_GIVEN PROBLEM_
Retype each line exactly. Skip images.
— start SUPPLIED DATA —
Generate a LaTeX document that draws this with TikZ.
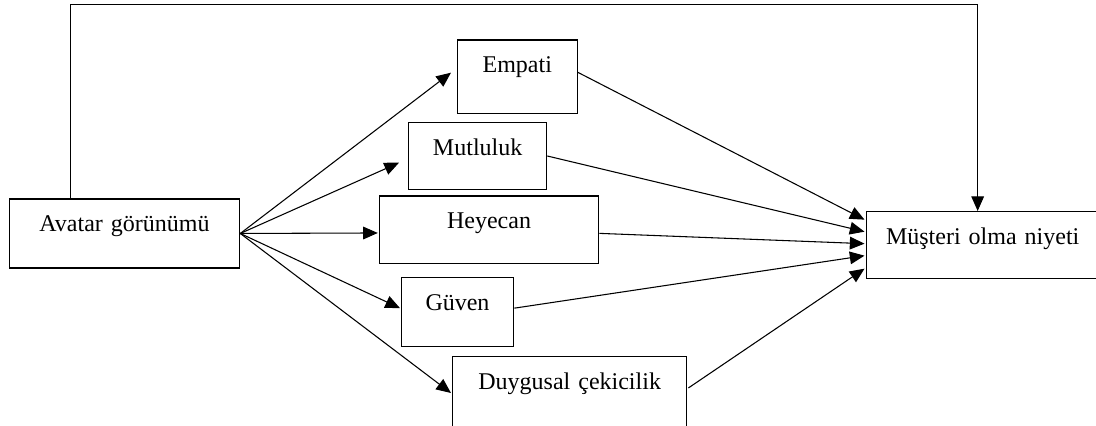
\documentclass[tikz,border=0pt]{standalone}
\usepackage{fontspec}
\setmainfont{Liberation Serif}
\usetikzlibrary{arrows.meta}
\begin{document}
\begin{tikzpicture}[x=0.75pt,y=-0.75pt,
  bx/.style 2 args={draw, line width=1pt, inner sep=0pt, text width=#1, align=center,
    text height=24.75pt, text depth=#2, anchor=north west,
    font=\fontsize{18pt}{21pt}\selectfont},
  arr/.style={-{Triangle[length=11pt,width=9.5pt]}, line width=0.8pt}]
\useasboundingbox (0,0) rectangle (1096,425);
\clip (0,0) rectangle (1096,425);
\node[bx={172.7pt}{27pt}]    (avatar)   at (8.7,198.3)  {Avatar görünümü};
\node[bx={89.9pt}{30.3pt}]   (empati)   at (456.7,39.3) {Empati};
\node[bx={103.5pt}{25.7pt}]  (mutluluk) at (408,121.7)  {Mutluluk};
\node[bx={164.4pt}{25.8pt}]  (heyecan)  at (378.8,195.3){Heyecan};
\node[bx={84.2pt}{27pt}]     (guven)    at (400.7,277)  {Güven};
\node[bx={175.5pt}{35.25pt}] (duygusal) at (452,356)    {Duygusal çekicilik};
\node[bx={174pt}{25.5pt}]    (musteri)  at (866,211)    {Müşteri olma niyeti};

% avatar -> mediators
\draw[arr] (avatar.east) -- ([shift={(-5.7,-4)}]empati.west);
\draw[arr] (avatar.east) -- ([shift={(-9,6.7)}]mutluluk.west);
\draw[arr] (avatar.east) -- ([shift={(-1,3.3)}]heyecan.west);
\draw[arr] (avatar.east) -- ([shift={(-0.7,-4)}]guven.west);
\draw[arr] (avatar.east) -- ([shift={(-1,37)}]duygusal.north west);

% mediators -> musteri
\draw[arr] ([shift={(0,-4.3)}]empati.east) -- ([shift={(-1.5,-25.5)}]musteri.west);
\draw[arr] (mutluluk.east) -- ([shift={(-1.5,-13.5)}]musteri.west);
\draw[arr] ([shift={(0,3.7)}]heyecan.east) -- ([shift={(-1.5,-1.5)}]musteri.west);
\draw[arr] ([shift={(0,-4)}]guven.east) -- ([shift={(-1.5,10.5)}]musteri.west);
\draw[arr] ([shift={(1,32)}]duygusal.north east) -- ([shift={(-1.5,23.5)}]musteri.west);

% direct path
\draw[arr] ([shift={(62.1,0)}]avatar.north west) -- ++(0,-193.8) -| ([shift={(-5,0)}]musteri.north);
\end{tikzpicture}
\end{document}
— end SUPPLIED DATA —
_EXPECTED OUTPUT_
Generate a LaTeX document that draws this with TikZ.
\documentclass[tikz,border=0pt]{standalone}
\usepackage{fontspec}
\setmainfont{Liberation Serif}
\usetikzlibrary{arrows.meta}
\begin{document}
\begin{tikzpicture}[x=0.75pt,y=-0.75pt,
  bx/.style 2 args={draw, line width=1pt, inner sep=0pt, text width=#1, align=center,
    text height=24.75pt, text depth=#2, anchor=north west,
    font=\fontsize{18pt}{21pt}\selectfont},
  arr/.style={-{Triangle[length=11pt,width=9.5pt]}, line width=0.8pt}]
\useasboundingbox (0,0) rectangle (1096,425);
\clip (0,0) rectangle (1096,425);
\node[bx={172.7pt}{27pt}]    (avatar)   at (8.7,198.3)  {Avatar görünümü};
\node[bx={89.9pt}{30.3pt}]   (empati)   at (456.7,39.3) {Empati};
\node[bx={103.5pt}{25.7pt}]  (mutluluk) at (408,121.7)  {Mutluluk};
\node[bx={164.4pt}{25.8pt}]  (heyecan)  at (378.8,195.3){Heyecan};
\node[bx={84.2pt}{27pt}]     (guven)    at (400.7,277)  {Güven};
\node[bx={175.5pt}{35.25pt}] (duygusal) at (452,356)    {Duygusal çekicilik};
\node[bx={174pt}{25.5pt}]    (musteri)  at (866,211)    {Müşteri olma niyeti};

% avatar -> mediators
\draw[arr] (avatar.east) -- ([shift={(-5.7,-4)}]empati.west);
\draw[arr] (avatar.east) -- ([shift={(-9,6.7)}]mutluluk.west);
\draw[arr] (avatar.east) -- ([shift={(-1,3.3)}]heyecan.west);
\draw[arr] (avatar.east) -- ([shift={(-0.7,-4)}]guven.west);
\draw[arr] (avatar.east) -- ([shift={(-1,37)}]duygusal.north west);

% mediators -> musteri
\draw[arr] ([shift={(0,-4.3)}]empati.east) -- ([shift={(-1.5,-25.5)}]musteri.west);
\draw[arr] (mutluluk.east) -- ([shift={(-1.5,-13.5)}]musteri.west);
\draw[arr] ([shift={(0,3.7)}]heyecan.east) -- ([shift={(-1.5,-1.5)}]musteri.west);
\draw[arr] ([shift={(0,-4)}]guven.east) -- ([shift={(-1.5,10.5)}]musteri.west);
\draw[arr] ([shift={(1,32)}]duygusal.north east) -- ([shift={(-1.5,23.5)}]musteri.west);

% direct path
\draw[arr] ([shift={(62.1,0)}]avatar.north west) -- ++(0,-193.8) -| ([shift={(-5,0)}]musteri.north);
\end{tikzpicture}
\end{document}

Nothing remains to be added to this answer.